**DATA LINES:**
======

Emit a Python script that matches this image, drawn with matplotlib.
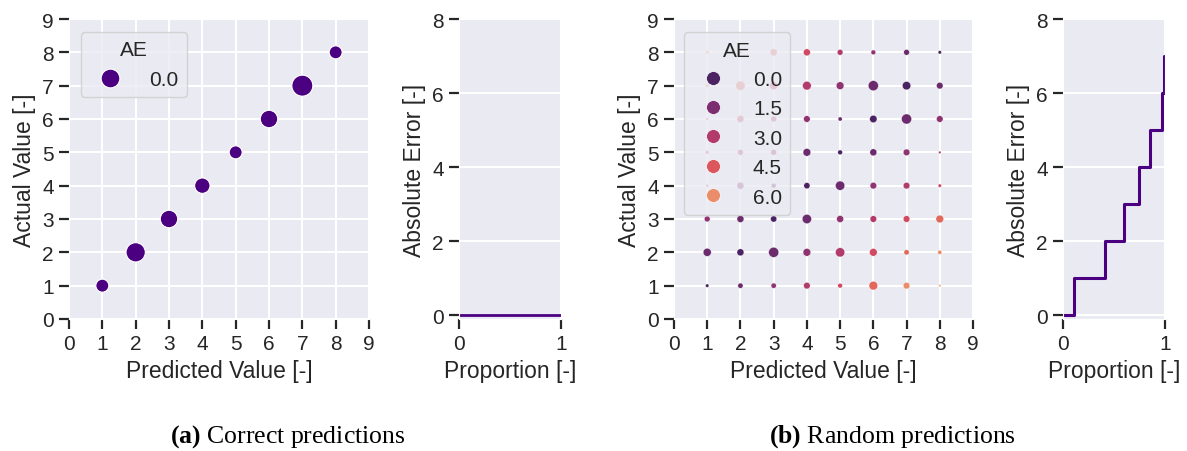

======

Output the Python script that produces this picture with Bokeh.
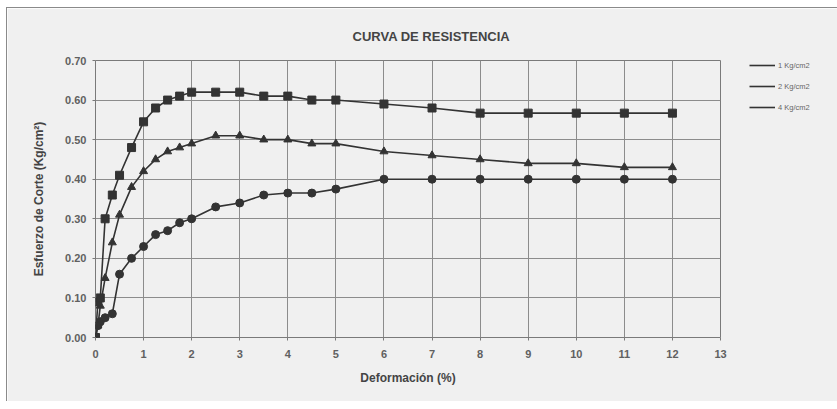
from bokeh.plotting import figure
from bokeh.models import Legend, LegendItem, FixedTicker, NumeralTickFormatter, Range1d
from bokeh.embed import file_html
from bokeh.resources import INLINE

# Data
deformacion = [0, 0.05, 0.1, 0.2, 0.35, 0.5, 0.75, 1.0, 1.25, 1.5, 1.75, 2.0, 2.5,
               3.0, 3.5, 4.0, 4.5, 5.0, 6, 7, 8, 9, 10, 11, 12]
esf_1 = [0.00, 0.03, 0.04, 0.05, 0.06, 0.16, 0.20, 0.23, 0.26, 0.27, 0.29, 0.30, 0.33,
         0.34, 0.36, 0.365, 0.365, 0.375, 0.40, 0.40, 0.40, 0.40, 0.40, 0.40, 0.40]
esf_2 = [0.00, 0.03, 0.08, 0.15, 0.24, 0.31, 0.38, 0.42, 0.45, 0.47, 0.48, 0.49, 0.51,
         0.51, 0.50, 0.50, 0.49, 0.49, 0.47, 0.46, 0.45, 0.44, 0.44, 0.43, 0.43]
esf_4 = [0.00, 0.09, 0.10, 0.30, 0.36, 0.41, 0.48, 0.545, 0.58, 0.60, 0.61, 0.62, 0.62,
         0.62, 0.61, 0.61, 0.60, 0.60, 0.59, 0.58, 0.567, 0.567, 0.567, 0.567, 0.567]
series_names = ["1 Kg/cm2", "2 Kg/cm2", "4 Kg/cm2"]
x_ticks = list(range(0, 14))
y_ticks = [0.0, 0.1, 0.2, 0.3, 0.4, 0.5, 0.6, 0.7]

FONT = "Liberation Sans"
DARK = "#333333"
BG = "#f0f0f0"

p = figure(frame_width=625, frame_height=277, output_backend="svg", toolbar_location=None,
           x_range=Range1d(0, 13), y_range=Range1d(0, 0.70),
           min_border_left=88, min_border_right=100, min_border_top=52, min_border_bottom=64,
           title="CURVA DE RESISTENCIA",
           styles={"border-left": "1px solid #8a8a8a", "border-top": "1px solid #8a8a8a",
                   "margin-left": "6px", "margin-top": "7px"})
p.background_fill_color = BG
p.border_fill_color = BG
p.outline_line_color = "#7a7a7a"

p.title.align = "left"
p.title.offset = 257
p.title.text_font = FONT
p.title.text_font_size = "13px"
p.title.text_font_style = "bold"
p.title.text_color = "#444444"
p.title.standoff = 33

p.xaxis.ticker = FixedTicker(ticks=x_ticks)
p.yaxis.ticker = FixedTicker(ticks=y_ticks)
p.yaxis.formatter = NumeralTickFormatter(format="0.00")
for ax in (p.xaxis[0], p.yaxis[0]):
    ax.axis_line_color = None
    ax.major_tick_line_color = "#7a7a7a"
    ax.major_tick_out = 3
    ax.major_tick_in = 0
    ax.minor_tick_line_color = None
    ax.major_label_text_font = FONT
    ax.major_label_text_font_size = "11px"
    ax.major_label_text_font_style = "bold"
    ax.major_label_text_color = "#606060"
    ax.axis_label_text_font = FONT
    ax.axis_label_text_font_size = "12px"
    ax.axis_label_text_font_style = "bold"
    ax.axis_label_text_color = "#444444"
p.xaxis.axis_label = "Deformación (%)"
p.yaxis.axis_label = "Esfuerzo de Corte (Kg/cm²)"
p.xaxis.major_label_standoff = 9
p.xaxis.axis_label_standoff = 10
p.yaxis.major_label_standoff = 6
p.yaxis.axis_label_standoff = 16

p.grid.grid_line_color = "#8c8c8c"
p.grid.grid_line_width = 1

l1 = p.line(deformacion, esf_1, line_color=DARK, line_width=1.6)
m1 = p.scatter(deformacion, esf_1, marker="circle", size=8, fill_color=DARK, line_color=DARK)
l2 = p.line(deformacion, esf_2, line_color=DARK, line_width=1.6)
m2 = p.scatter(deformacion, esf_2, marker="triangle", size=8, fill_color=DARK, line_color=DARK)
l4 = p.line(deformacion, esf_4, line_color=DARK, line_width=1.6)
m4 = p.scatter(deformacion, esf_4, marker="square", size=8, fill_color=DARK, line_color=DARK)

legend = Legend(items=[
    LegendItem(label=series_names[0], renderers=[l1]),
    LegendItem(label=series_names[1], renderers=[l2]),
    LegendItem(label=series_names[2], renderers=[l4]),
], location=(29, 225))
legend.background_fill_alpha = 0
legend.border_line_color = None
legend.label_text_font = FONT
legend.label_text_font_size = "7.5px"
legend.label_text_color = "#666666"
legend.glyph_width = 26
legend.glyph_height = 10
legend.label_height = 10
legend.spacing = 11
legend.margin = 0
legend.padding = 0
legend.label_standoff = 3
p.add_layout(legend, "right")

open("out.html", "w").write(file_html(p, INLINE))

======

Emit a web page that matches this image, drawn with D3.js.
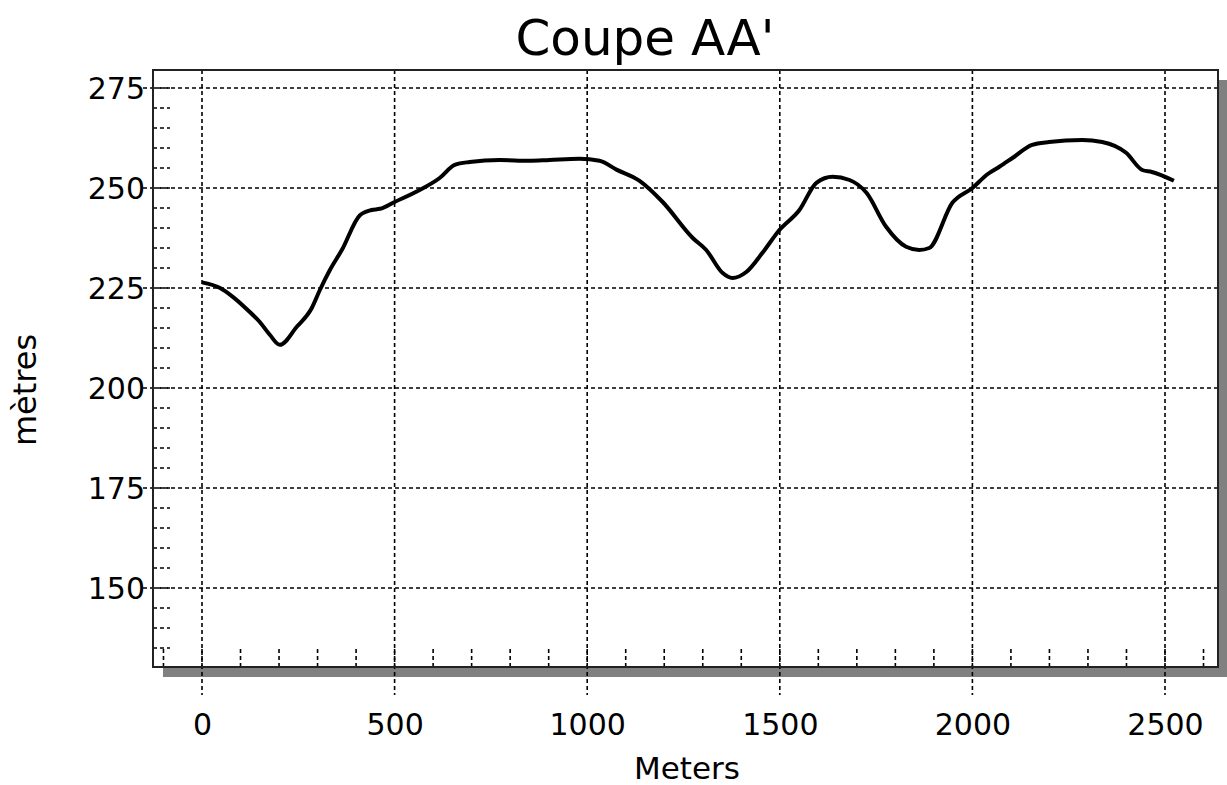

======

**PROBLEM DESCRIPTION:**
Reproduce only the lines running from the one that has "Output the Python" through the one that has "p.title.standoff = 33", ends included. Any pictures in that stretch should not be copied.

**THE SOLUTION:**
Output the Python script that produces this picture with Bokeh.
from bokeh.plotting import figure
from bokeh.models import Legend, LegendItem, FixedTicker, NumeralTickFormatter, Range1d
from bokeh.embed import file_html
from bokeh.resources import INLINE

# Data
deformacion = [0, 0.05, 0.1, 0.2, 0.35, 0.5, 0.75, 1.0, 1.25, 1.5, 1.75, 2.0, 2.5,
               3.0, 3.5, 4.0, 4.5, 5.0, 6, 7, 8, 9, 10, 11, 12]
esf_1 = [0.00, 0.03, 0.04, 0.05, 0.06, 0.16, 0.20, 0.23, 0.26, 0.27, 0.29, 0.30, 0.33,
         0.34, 0.36, 0.365, 0.365, 0.375, 0.40, 0.40, 0.40, 0.40, 0.40, 0.40, 0.40]
esf_2 = [0.00, 0.03, 0.08, 0.15, 0.24, 0.31, 0.38, 0.42, 0.45, 0.47, 0.48, 0.49, 0.51,
         0.51, 0.50, 0.50, 0.49, 0.49, 0.47, 0.46, 0.45, 0.44, 0.44, 0.43, 0.43]
esf_4 = [0.00, 0.09, 0.10, 0.30, 0.36, 0.41, 0.48, 0.545, 0.58, 0.60, 0.61, 0.62, 0.62,
         0.62, 0.61, 0.61, 0.60, 0.60, 0.59, 0.58, 0.567, 0.567, 0.567, 0.567, 0.567]
series_names = ["1 Kg/cm2", "2 Kg/cm2", "4 Kg/cm2"]
x_ticks = list(range(0, 14))
y_ticks = [0.0, 0.1, 0.2, 0.3, 0.4, 0.5, 0.6, 0.7]

FONT = "Liberation Sans"
DARK = "#333333"
BG = "#f0f0f0"

p = figure(frame_width=625, frame_height=277, output_backend="svg", toolbar_location=None,
           x_range=Range1d(0, 13), y_range=Range1d(0, 0.70),
           min_border_left=88, min_border_right=100, min_border_top=52, min_border_bottom=64,
           title="CURVA DE RESISTENCIA",
           styles={"border-left": "1px solid #8a8a8a", "border-top": "1px solid #8a8a8a",
                   "margin-left": "6px", "margin-top": "7px"})
p.background_fill_color = BG
p.border_fill_color = BG
p.outline_line_color = "#7a7a7a"

p.title.align = "left"
p.title.offset = 257
p.title.text_font = FONT
p.title.text_font_size = "13px"
p.title.text_font_style = "bold"
p.title.text_color = "#444444"
p.title.standoff = 33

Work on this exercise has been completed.